▶ _What you need to do_
Omit the images, then output each of the records below exactly.
=== Input for this task ===
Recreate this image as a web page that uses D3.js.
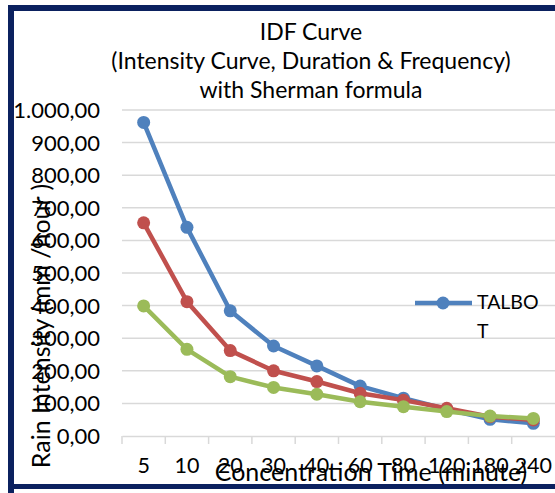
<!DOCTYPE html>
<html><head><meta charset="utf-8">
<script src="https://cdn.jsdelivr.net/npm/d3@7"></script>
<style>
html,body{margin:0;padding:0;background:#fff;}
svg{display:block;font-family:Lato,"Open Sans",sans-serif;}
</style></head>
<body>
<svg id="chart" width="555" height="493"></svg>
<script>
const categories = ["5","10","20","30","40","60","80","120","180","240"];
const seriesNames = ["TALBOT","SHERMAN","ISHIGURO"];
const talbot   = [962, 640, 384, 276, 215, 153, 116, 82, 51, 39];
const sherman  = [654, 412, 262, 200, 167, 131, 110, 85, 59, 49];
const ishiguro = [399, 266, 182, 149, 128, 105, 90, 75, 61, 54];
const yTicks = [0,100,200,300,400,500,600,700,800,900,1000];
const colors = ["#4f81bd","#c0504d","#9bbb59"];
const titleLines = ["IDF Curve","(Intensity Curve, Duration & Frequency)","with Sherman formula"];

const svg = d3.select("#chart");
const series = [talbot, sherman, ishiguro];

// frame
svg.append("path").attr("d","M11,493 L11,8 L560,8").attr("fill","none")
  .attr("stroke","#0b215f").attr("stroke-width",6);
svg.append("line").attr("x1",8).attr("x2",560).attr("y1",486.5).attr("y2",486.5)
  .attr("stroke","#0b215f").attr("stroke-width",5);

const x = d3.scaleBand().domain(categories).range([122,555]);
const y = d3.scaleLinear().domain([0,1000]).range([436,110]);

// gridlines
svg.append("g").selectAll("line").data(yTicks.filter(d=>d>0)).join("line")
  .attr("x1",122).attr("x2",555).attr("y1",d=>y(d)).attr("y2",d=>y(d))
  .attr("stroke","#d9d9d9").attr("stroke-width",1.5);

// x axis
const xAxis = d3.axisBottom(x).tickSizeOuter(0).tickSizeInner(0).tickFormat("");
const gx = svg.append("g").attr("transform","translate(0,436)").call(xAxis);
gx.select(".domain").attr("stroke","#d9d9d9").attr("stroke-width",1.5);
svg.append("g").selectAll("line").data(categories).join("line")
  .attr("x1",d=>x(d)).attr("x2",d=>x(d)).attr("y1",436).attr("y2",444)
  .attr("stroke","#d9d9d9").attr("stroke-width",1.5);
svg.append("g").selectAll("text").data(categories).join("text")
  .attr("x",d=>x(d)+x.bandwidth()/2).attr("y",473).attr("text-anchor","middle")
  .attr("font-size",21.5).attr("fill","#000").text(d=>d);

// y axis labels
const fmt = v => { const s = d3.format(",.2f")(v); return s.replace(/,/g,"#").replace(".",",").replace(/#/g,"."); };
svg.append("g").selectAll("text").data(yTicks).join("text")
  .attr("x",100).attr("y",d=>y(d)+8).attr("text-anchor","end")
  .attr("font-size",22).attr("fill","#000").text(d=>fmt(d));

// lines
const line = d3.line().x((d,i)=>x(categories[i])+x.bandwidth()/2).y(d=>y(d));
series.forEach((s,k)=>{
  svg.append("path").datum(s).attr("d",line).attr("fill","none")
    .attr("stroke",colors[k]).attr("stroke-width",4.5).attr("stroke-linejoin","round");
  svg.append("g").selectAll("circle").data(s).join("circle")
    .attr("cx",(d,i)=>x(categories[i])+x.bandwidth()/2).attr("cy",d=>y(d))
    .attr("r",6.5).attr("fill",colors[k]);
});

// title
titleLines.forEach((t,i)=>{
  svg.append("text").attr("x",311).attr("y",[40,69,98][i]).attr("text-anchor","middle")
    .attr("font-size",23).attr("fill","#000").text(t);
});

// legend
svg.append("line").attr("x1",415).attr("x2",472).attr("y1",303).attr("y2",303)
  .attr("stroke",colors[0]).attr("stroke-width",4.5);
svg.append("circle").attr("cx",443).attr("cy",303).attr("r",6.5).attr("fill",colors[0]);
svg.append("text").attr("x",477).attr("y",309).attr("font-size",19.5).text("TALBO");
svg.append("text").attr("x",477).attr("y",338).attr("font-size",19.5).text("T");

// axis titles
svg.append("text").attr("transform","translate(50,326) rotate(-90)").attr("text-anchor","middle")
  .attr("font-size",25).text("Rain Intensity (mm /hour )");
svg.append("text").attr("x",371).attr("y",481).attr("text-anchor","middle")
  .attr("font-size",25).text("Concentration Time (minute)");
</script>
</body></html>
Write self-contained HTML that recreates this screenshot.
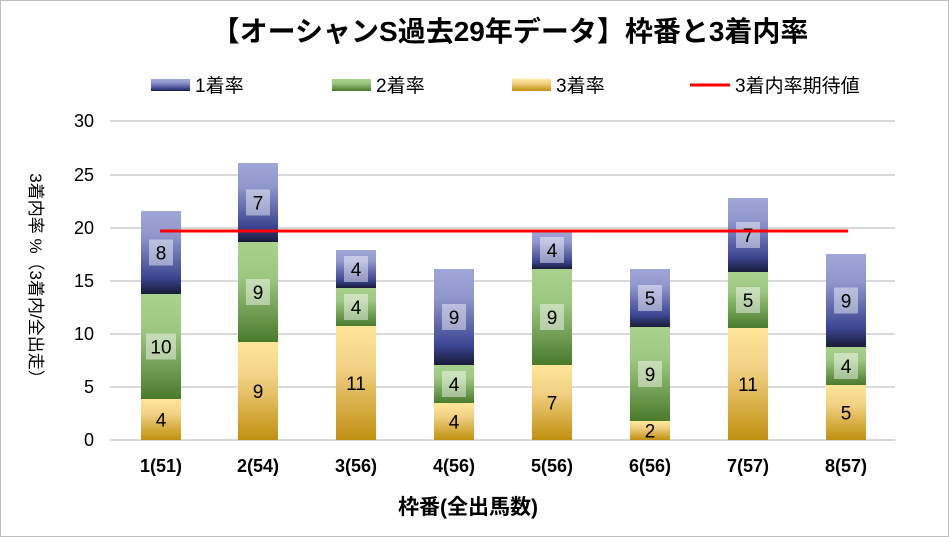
===
▶ _Result below_
Recreate this image as a web page that uses D3.js.
<!DOCTYPE html>
<html><head><meta charset="utf-8">
<script src="https://cdn.jsdelivr.net/npm/d3@7"></script>
<style>
html,body{margin:0;padding:0;background:#fff;}
svg{display:block;font-family:Lato,"Open Sans",sans-serif;}
</style></head>
<body>
<svg id="chart" width="555" height="493"></svg>
<script>
const categories = ["5","10","20","30","40","60","80","120","180","240"];
const seriesNames = ["TALBOT","SHERMAN","ISHIGURO"];
const talbot   = [962, 640, 384, 276, 215, 153, 116, 82, 51, 39];
const sherman  = [654, 412, 262, 200, 167, 131, 110, 85, 59, 49];
const ishiguro = [399, 266, 182, 149, 128, 105, 90, 75, 61, 54];
const yTicks = [0,100,200,300,400,500,600,700,800,900,1000];
const colors = ["#4f81bd","#c0504d","#9bbb59"];
const titleLines = ["IDF Curve","(Intensity Curve, Duration & Frequency)","with Sherman formula"];

const svg = d3.select("#chart");
const series = [talbot, sherman, ishiguro];

// frame
svg.append("path").attr("d","M11,493 L11,8 L560,8").attr("fill","none")
  .attr("stroke","#0b215f").attr("stroke-width",6);
svg.append("line").attr("x1",8).attr("x2",560).attr("y1",486.5).attr("y2",486.5)
  .attr("stroke","#0b215f").attr("stroke-width",5);

const x = d3.scaleBand().domain(categories).range([122,555]);
const y = d3.scaleLinear().domain([0,1000]).range([436,110]);

// gridlines
svg.append("g").selectAll("line").data(yTicks.filter(d=>d>0)).join("line")
  .attr("x1",122).attr("x2",555).attr("y1",d=>y(d)).attr("y2",d=>y(d))
  .attr("stroke","#d9d9d9").attr("stroke-width",1.5);

// x axis
const xAxis = d3.axisBottom(x).tickSizeOuter(0).tickSizeInner(0).tickFormat("");
const gx = svg.append("g").attr("transform","translate(0,436)").call(xAxis);
gx.select(".domain").attr("stroke","#d9d9d9").attr("stroke-width",1.5);
svg.append("g").selectAll("line").data(categories).join("line")
  .attr("x1",d=>x(d)).attr("x2",d=>x(d)).attr("y1",436).attr("y2",444)
  .attr("stroke","#d9d9d9").attr("stroke-width",1.5);
svg.append("g").selectAll("text").data(categories).join("text")
  .attr("x",d=>x(d)+x.bandwidth()/2).attr("y",473).attr("text-anchor","middle")
  .attr("font-size",21.5).attr("fill","#000").text(d=>d);

// y axis labels
const fmt = v => { const s = d3.format(",.2f")(v); return s.replace(/,/g,"#").replace(".",",").replace(/#/g,"."); };
svg.append("g").selectAll("text").data(yTicks).join("text")
  .attr("x",100).attr("y",d=>y(d)+8).attr("text-anchor","end")
  .attr("font-size",22).attr("fill","#000").text(d=>fmt(d));

// lines
const line = d3.line().x((d,i)=>x(categories[i])+x.bandwidth()/2).y(d=>y(d));
series.forEach((s,k)=>{
  svg.append("path").datum(s).attr("d",line).attr("fill","none")
    .attr("stroke",colors[k]).attr("stroke-width",4.5).attr("stroke-linejoin","round");
  svg.append("g").selectAll("circle").data(s).join("circle")
    .attr("cx",(d,i)=>x(categories[i])+x.bandwidth()/2).attr("cy",d=>y(d))
    .attr("r",6.5).attr("fill",colors[k]);
});

// title
titleLines.forEach((t,i)=>{
  svg.append("text").attr("x",311).attr("y",[40,69,98][i]).attr("text-anchor","middle")
    .attr("font-size",23).attr("fill","#000").text(t);
});

// legend
svg.append("line").attr("x1",415).attr("x2",472).attr("y1",303).attr("y2",303)
  .attr("stroke",colors[0]).attr("stroke-width",4.5);
svg.append("circle").attr("cx",443).attr("cy",303).attr("r",6.5).attr("fill",colors[0]);
svg.append("text").attr("x",477).attr("y",309).attr("font-size",19.5).text("TALBO");
svg.append("text").attr("x",477).attr("y",338).attr("font-size",19.5).text("T");

// axis titles
svg.append("text").attr("transform","translate(50,326) rotate(-90)").attr("text-anchor","middle")
  .attr("font-size",25).text("Rain Intensity (mm /hour )");
svg.append("text").attr("x",371).attr("y",481).attr("text-anchor","middle")
  .attr("font-size",25).text("Concentration Time (minute)");
</script>
</body></html>
Write self-contained HTML that recreates this screenshot.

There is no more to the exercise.